ずっと僕が思っているのは、ナレッジを上げるところとベストなパフォーマンスを出し続けるところの2つです。良い準備をして、試合が始まる前の時点で頭の中をきちんと整理して、やることを明確にして、体の面ではいつでもベストなパフォーマンスを出せるような準備をして、グラウンドでは頭に入っていることをやる。
――体の方は自信あるんじゃないですか?
そうですね。そこを売りにしてきたので。
――先程の話に戻りますが、「頭は冷静に体は熱く」というシンプルなワードがテーマですか?
一番は準備だと思います。試合に出られていない時に準備していなかったわけではないですけれど、試合前にどれだけ準備して、自分が実際にプレーするとなった時に、チームの戦術について不安がない中でやった方が、自分のプレーの質も上がると感じているところでもあるので。
――準備の中の頭を使うところが相当あるということですね?
そうですね。もっともっとやっていかなければいけないと思います。
――それも好きなんですね
その楽しさや難しさも少しずつ分かってきました。「もっと早く気づけよ」というところはあると思うんですけど、そういう部分は楽しみです。

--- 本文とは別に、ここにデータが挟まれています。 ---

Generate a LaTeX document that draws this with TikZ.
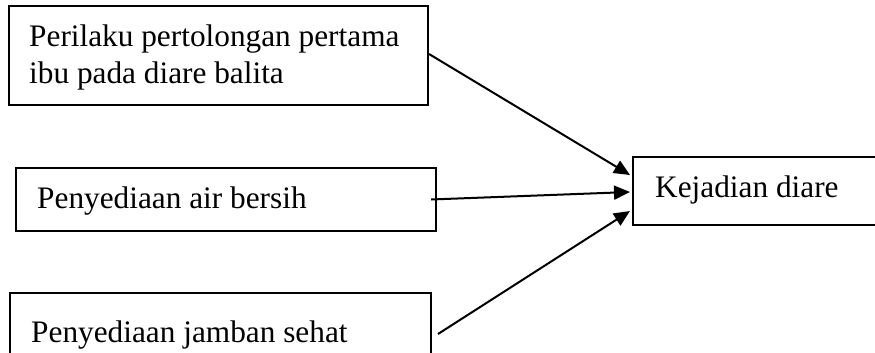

――あと3勝すれば優勝ですが、ここに向けてのチームの課題は何ですか?
今シーズンは3連覇がかかっていて、当然他チームがサントリーを倒そうとしてくる中で、サントリーと試合をするとなったら、良い準備をしてくると思うので、それに負けない準備をしなければいけないですし、気持ちも作らないといけないです。いかにそういう準備を積み重ねていけるか。トーナメントなので、1ポイントでも上回っていれば良いので、そうできるように準備することです。
――みんながターゲットにしているというのは相当やりがいになりますね
そうですね。なると思います。やりがいというか、それに打ち勝たないと試合には勝てないので、やらなければいけないという思いです。
――3連覇という目標があると思いますが、もう少し先を見ての個人の目標はありますか?
年齢も年齢なので、あとはどれだけチームに貢献できるか。自分がこの大好きなラグビーを本当にどれだけできるか、どうやって感謝を伝えていくか。その方法はやっぱりプレーでしかないと思うので、先のことはあまり考えないで、目の前にあるものを楽しんで、自分のベストパフォーマンスを出し続けて、少しでも長くグラウンドに立てるようにしたいという思いしかないです。
――選手同士で話すことが面白いということは、レフリングについても話し合っているんですね?
そうですね。レフリーがルールの部分をどう捉えているか、どういうプレーをするとOKなのか、自分がこうしたら反則を取られたとか、逆にこうしたら取られなかったということを選手間で話すようになりました。そのケースにはこうやってみた方が良いね、という試行錯誤は楽しみですし、それが面白くなりましたね。そうやって練習を重ねて、誰がどう見ても良いプレーだと言ってもらえるような答えを探していくことが大切なんだと思います。